Action to bridge a widening digital divide that threatens to isolate the developing world was demanded at the UNI-Africa Regional Conference in Johannesburg.
Information and Communication Technology has the potential to help reduce poverty on the continent and overcome barriers of social, economic and geographical isolation.
UNI and UNI-Africa are helping to modernise unions with a UNI Online project to hook up unions to the Internet and UNI Bridge to help them launch their own websites with the help of other affiliates.
UNI has identified the Internet as a key ingredient in its global solidarity campaigning that empowers unions with its potential for fast and cheap communication and easy access to information.
The task facing Africa is immense.
African countries currently have to spend $400m a year to route telephone calls between each other via Europe and the United States - because the infrastructure currently does not exist in Africa.
Thailand has more mobile telephones than the whole of Africa. With 13% of the world’s population Africa has only
1% of the world’s mobile phones - and 80% of those are in South Africa.
95% of Internet users are in developed countries and only 1% in Africa and the Middle East.
Only 1 in 40 Africans have a fixed phone line but the variation within Africa is enormous - ranging from 3 telephone lines per thousand people in Burkina Faso to 138 in South Africa and 224 in Mauritius.
But there are initiatives to change all this.
Nigeria has its first communications satellite, an association of African Internet Service Providers (ISPs) has been set up and NEPAD (the New Partnership for Africa’s Development) has ambitious plans to stimulate ICT infrastructure and usage to create an e-Africa.

A South African Internet consultant urged delegates to back affordable options - including telephone calls via the Internet and free, open source software.
"The digital divide is not just about the Internet," he warned. It also includes telephone communications and multi-media.
Without the infrastructure and the training and the ICT specialists, Africa will miss out on the opportunities of e-commerce - which allows companies large and small to sell into new markets without a big investment in those countries.
And, he told delegates, Africa was missing out on the growth of the call centre industry with companies relocating from higher wage Europe and the United States.

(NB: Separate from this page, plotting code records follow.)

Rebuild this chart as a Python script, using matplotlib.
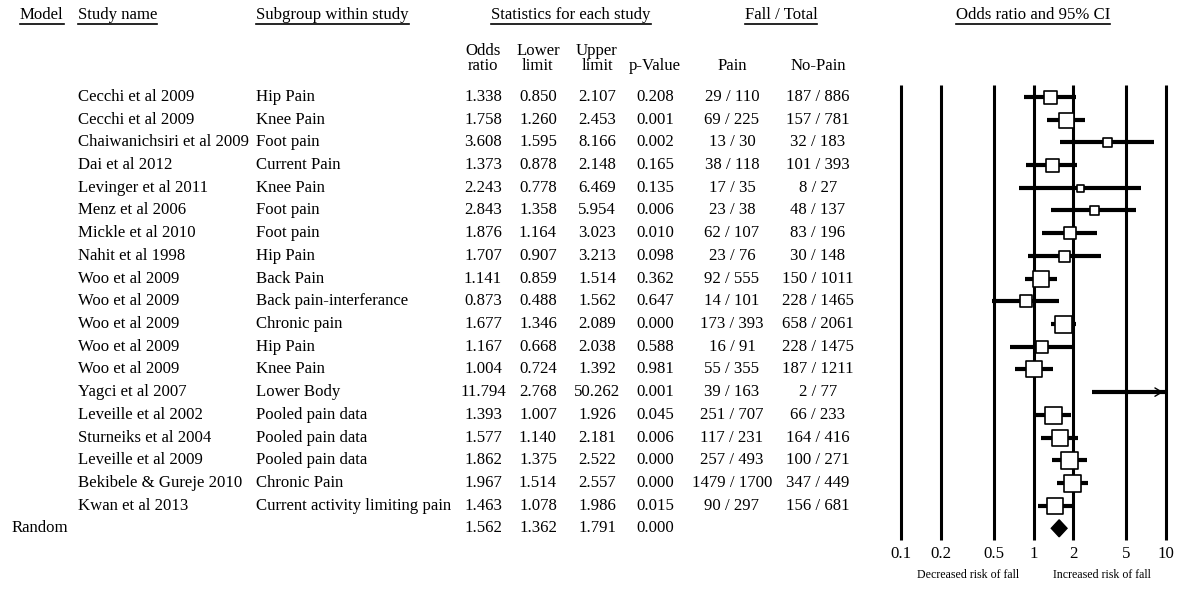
import numpy as np
import matplotlib
matplotlib.use('Agg')
import matplotlib.pyplot as plt

plt.rcParams['font.family'] = ['Liberation Serif', 'DejaVu Serif']

# Datos de los estudios
studies = ['Cecchi et al 2009', 'Cecchi et al 2009', 'Chaiwanichsiri et al 2009',
           'Dai et al 2012', 'Levinger et al 2011', 'Menz et al 2006',
           'Mickle et al 2010', 'Nahit et al 1998', 'Woo et al 2009',
           'Woo et al 2009', 'Woo et al 2009', 'Woo et al 2009', 'Woo et al 2009',
           'Yagci et al 2007', 'Leveille et al 2002', 'Sturneiks et al 2004',
           'Leveille et al 2009', 'Bekibele & Gureje 2010', 'Kwan et al 2013']
subgroups = ['Hip Pain', 'Knee Pain', 'Foot pain', 'Current Pain', 'Knee Pain',
             'Foot pain', 'Foot pain', 'Hip Pain', 'Back Pain',
             'Back pain-interferance', 'Chronic pain', 'Hip Pain', 'Knee Pain',
             'Lower Body', 'Pooled pain data', 'Pooled pain data',
             'Pooled pain data', 'Chronic Pain', 'Current activity limiting pain']
odds = [1.338, 1.758, 3.608, 1.373, 2.243, 2.843, 1.876, 1.707, 1.141, 0.873,
        1.677, 1.167, 1.004, 11.794, 1.393, 1.577, 1.862, 1.967, 1.463]
lower = [0.850, 1.260, 1.595, 0.878, 0.778, 1.358, 1.164, 0.907, 0.859, 0.488,
         1.346, 0.668, 0.724, 2.768, 1.007, 1.140, 1.375, 1.514, 1.078]
upper = [2.107, 2.453, 8.166, 2.148, 6.469, 5.954, 3.023, 3.213, 1.514, 1.562,
         2.089, 2.038, 1.392, 50.262, 1.926, 2.181, 2.522, 2.557, 1.986]
pvals = [0.208, 0.001, 0.002, 0.165, 0.135, 0.006, 0.010, 0.098, 0.362, 0.647,
         0.000, 0.588, 0.981, 0.001, 0.045, 0.006, 0.000, 0.000, 0.015]
pain = ['29 / 110', '69 / 225', '13 / 30', '38 / 118', '17 / 35', '23 / 38',
        '62 / 107', '23 / 76', '92 / 555', '14 / 101', '173 / 393', '16 / 91',
        '55 / 355', '39 / 163', '251 / 707', '117 / 231', '257 / 493',
        '1479 / 1700', '90 / 297']
nopain = ['187 / 886', '157 / 781', '32 / 183', '101 / 393', '8 / 27', '48 / 137',
          '83 / 196', '30 / 148', '150 / 1011', '228 / 1465', '658 / 2061',
          '228 / 1475', '187 / 1211', '2 / 77', '66 / 233', '164 / 416',
          '100 / 271', '347 / 449', '156 / 681']
# peso relativo (tamano de la caja)
weight = [13, 15, 9, 13, 7, 9, 12, 11, 16, 12, 17, 12, 16, 0, 17, 16, 17, 17, 16]

# Modelo aleatorio
pooled = (1.562, 1.362, 1.791, 0.000)

xticks = [0.1, 0.2, 0.5, 1, 2, 5, 10]
xticklabels = ['0.1', '0.2', '0.5', '1', '2', '5', '10']

# Layout (pixeles)
W, H = 1184, 590
y0, dy = 97, 22.7
rows = y0 + dy * np.arange(len(studies))
y_rand = y0 + dy * len(studies)
fs = 12.1

fig = plt.figure(figsize=(W / 100, H / 100), dpi=100)
ax = fig.add_axes([0, 0, 1, 1])
ax.set_xlim(0, W)
ax.set_ylim(H, 0)
ax.axis('off')

def txt(x, y, s, ha='left'):
    return ax.text(x, y, s, ha=ha, va='center', fontsize=fs)

# Encabezados
heads = [txt(20, 15, 'Model'), txt(78, 15, 'Study name'),
         txt(256, 15, 'Subgroup within study'),
         txt(571, 15, 'Statistics for each study', 'center'),
         txt(781, 15, 'Fall / Total', 'center'),
         txt(1033, 15, 'Odds ratio and 95% CI', 'center')]
cols = [483, 538, 597, 655, 732, 818]
txt(cols[0], 51, 'Odds', 'center')
txt(cols[1], 51, 'Lower', 'center')
txt(cols[2], 51, 'Upper', 'center')
for c, s in zip(cols, ['ratio', 'limit', 'limit', 'p-Value', 'Pain', 'No-Pain']):
    txt(c, 66, s, 'center')

for i, y in enumerate(rows):
    txt(78, y, studies[i])
    txt(256, y, subgroups[i])
    txt(cols[0], y, '%.3f' % odds[i], 'center')
    txt(cols[1], y, '%.3f' % lower[i], 'center')
    txt(cols[2], y, '%.3f' % upper[i], 'center')
    txt(cols[3], y, '%.3f' % pvals[i], 'center')
    txt(cols[4], y, pain[i], 'center')
    txt(cols[5], y, nopain[i], 'center')

txt(12, y_rand, 'Random')
for c, v in zip(cols[:4], pooled):
    txt(c, y_rand, '%.3f' % v, 'center')

ax.text(968, 575, 'Decreased risk of fall', ha='center', va='center', fontsize=8.6)
ax.text(1102, 575, 'Increased risk of fall', ha='center', va='center', fontsize=8.6)

# Subrayado de encabezados
fig.canvas.draw()
r = fig.canvas.get_renderer()
for t in heads:
    bb = t.get_window_extent(r)
    yline = H - bb.y0 + 1
    ax.plot([bb.x0, bb.x1], [yline, yline], color='black', lw=1.2)

# Grafica de bosque
top, bot = 85, 540
fa = fig.add_axes([901 / W, (H - bot) / H, (1166 - 901) / W, (bot - top) / H])
fa.set_xscale('log')
fa.set_xlim(0.1, 10)
fa.set_ylim(bot, top)
for s in fa.spines.values():
    s.set_visible(False)
fa.patch.set_alpha(0)
fa.vlines(xticks, top, bot, color='black', lw=2.2, clip_on=False)
fa.set_xticks(xticks)
fa.set_xticklabels(xticklabels, fontsize=fs)
fa.xaxis.set_minor_locator(matplotlib.ticker.NullLocator())
fa.tick_params(axis='x', length=0, pad=4)
fa.set_yticks([])

for i, y in enumerate(rows):
    hi = min(upper[i], 10)
    fa.hlines(y, lower[i], hi, color='black', lw=3, zorder=3, clip_on=False)
    if upper[i] > 10:
        fa.annotate('', xy=(10, y), xytext=(8, y),
                    arrowprops=dict(arrowstyle='->,head_length=0.5,head_width=0.3',
                                    lw=1, color='black'), zorder=4,
                    annotation_clip=False)
    if weight[i] > 0 and odds[i] <= 10:
        fa.scatter(odds[i], y, marker='s', s=(weight[i] * 0.72) ** 2,
                   facecolor='white', edgecolor='black', linewidths=1.2, zorder=5)

orp, lop, upp, _ = pooled
fa.fill([lop, orp, upp, orp], [y_rand, y_rand - 8.5, y_rand, y_rand + 8.5],
        color='black', zorder=5)

fig.savefig('out.png', dpi=100)
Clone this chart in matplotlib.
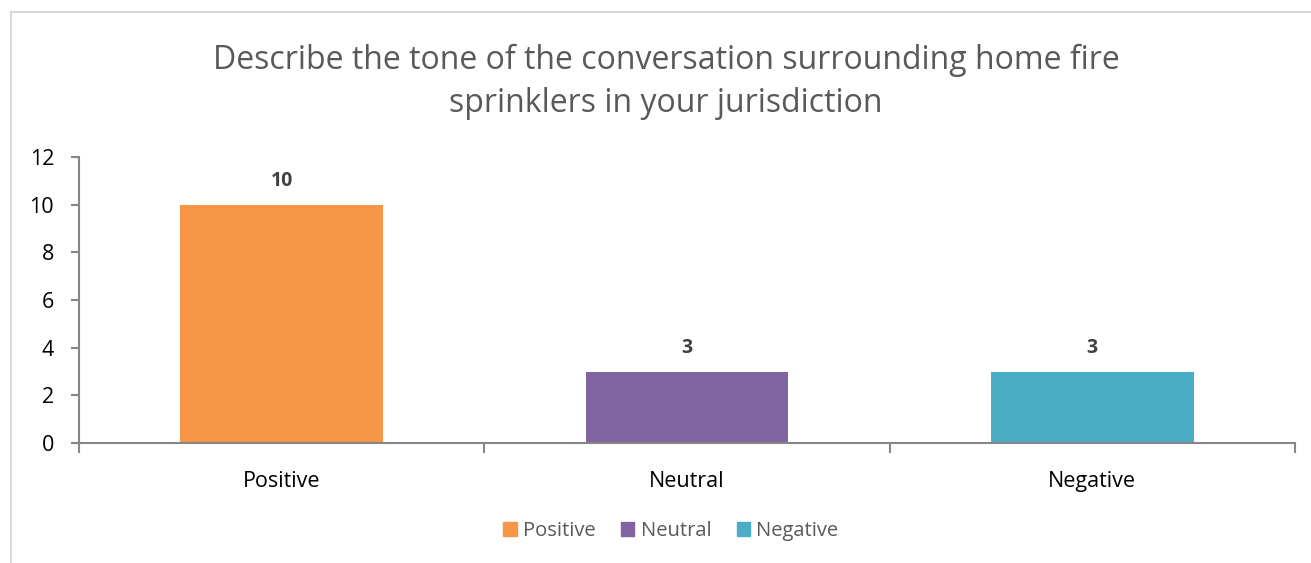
import matplotlib.pyplot as plt
from matplotlib.patches import Rectangle, Patch

categories = ["Positive", "Neutral", "Negative"]
counts = [10, 3, 3]
colors = ["#F79646", "#8064A2", "#4BACC6"]
yticks = [0, 2, 4, 6, 8, 10, 12]
title = "Describe the tone of the conversation surrounding home fire\nsprinklers in your jurisdiction"

plt.rcParams["font.family"] = ["Open Sans", "DejaVu Sans"]

W, H = 1311, 563
fig = plt.figure(figsize=(W / 100, H / 100), dpi=100)
fig.patches.append(Rectangle((11 / W, -0.1), 1.2, 1 - 12 / H + 0.1,
                             transform=fig.transFigure, fill=False,
                             edgecolor="#D9D9D9", linewidth=1.5))

ax = fig.add_axes([79 / W, 1 - 443 / H, (1295 - 79) / W, (443 - 157) / H])
x = list(range(len(categories)))
ax.bar(x, counts, width=0.5, color=colors, zorder=2)
for xi, v in zip(x, counts):
    ax.annotate(str(v), (xi, v), xytext=(0, 10), textcoords="offset points",
                ha="center", va="bottom", fontsize=14, fontweight="bold",
                color="#404040")

ax.set_xlim(-0.5, len(categories) - 0.5)
ax.set_ylim(0, 12)
ax.set_yticks(yticks)
ax.set_xticks(x)
ax.set_xticklabels(categories)
ax.set_xticks([i - 0.5 for i in range(len(categories) + 1)], minor=True)
ax.tick_params(axis="x", which="major", length=0, pad=20, labelsize=15.5)
ax.tick_params(axis="x", which="minor", length=7, width=1.5, color="#868686")
ax.tick_params(axis="y", length=6, width=1.5, color="#868686", labelsize=15.5, pad=12)
for s in ["top", "right"]:
    ax.spines[s].set_visible(False)
for s in ["left", "bottom"]:
    ax.spines[s].set_color("#868686")
    ax.spines[s].set_linewidth(1.5)

fig.text(666 / W, 1 - 82 / H, title, ha="center", va="center", fontsize=23,
         color="#595959", linespacing=1.4)

handles = [Patch(color=c, label=l) for c, l in zip(colors, categories)]
fig.legend(handles=handles, loc="center", bbox_to_anchor=(671 / W, 1 - 531 / H),
           ncol=3, frameon=False, fontsize=14.5, handlelength=0.65, handleheight=0.65,
           handletextpad=0.3, columnspacing=1.3, labelcolor="#595959")

fig.savefig("out.png", dpi=100)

Geoffrey Rehmet, Internet Consultant
South Africa

"Africa is lagging well behind Europe, the United States and even behind South America," said Gabou Gueye, UNI-Africa Vice President who has been chairing the conference.
In a PowerPoint presentation he outlined the NEPAD programme – which includes preparing countries to use electronic communication and increase teledensity (usage of telephones) to two lines for each 100 people by 2005.
Plans for 32 fibre optic links between African countries are being discussed, along with an African Internet ‘backbone".
"We need an equilibrium between the need for profits and the development that Africa is obliged to seek - so we don’t miss out on the third revolution (after the agricultural and industrial revolutions)," said Gilbert Ekogha of SYNAPOSTEL Gabon.


Karthi Pillay,
South Africa

"We are in an age of information - a knowledge based society and information is power," said Karthi Pillay of the CWU South Africa.
The digital divide he said "is the rich versus the poor, the north versus the south, the developed world versus the developing and the haves versus the have-nots".
Telecommunications he said is "no longer considered a luxury but is a basic right".
He called for an economic and social balance, which acknowledges a business role with corporate social responsibility.
Education in maths and sciences has lagged behind since colonial times.
"We need to make (ICT) training user-friendly and software Afro centric."

"Bridging the digital divide must not be left to the government alone," said Peace Obiajulu, of SSA-NIPOST Nigeria who urged "we should not think of equipment but of human resources".